Moore porta avanti la sua ricostruzione con vigore e precisione filologica, spaziando dagli attentati alle Torri (da apprezzare la scelta, a questo proposito, di non mostrare le sequenze degli attacchi, limitandosi a far sentire i suoni sullo schermo nero: come a sottolineare l'inutilità di riproporre immagini già viste, fagocitate, interiorizzate e quindi, in ultima analisi, inoffensive), all'incredibile scelta di favorire la fuoriuscita dal paese dei parenti di Bin Laden all'indomani degli attacchi, per continuare con l'istituzione del Patriot Act, con gli effetti della tragedia sull'economia, l'invasione dell'Afghanistan e infine l'attacco all'Irak. Solo nelle sequenze relative al conflitto irakeno la vena grottesca del regista fa un passo indietro, con le interviste ai soldati e ai loro familiari e soprattutto la scelta di mostrare la morte e le sofferenze nei minimi dettagli: una scelta discutibile (specie quando Moore indugia sul dolore della madre di un marine che ha appena perso suo figlio), ma che comunque il regista subordina alla sua rigorosa, "militante" idea di ricostruzione documentaristica. E il finale tentativo di "arruolamento" dei figli dei parlamentari nei marines, speculare a quello compiuto dai militari stessi tra i figli del proletariato statunitense, è una provocazione che coglie nel segno e dimostra, al di là di ogni dubbio, la sincerità degli intenti di base del film.
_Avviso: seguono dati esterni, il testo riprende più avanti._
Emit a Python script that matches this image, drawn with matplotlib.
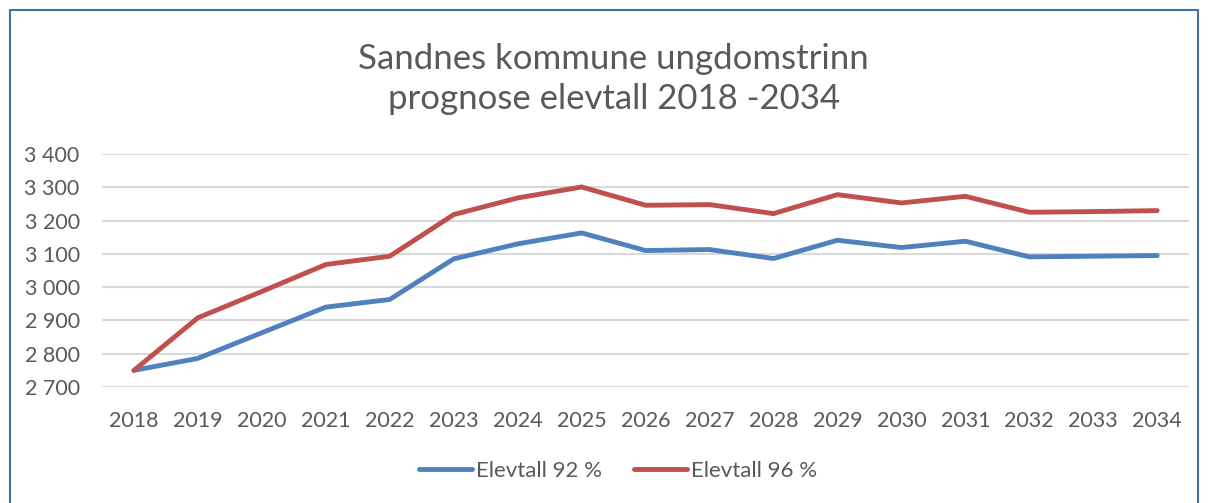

Un film meno equilibrato del precedente, quindi, forse a tratti un po' verboso e viziato da un'eccessiva lunghezza, ma allo stesso tempo forte, rigoroso e assolutamente necessario per approdare a una visione complessiva di un periodo storico complesso (e in pieno corso) qual è quello che stiamo vivendo. Un film, innanzitutto, che ribadisce la dignità e la necessità di un genere quale il documentario, incarnato qui da un regista coraggioso che sa come usare i mezzi che ha a disposizione per costruire autentico cinema.
E si spera che i critici "preventivi", per una volta, facciano un passo indietro e scelgano di vederlo, se non altro per tener fede a un concetto semplice (ma troppo spesso dimenticato) per cui un'opera d'arte, per essere giudicata, dev'essere innanzitutto fruita.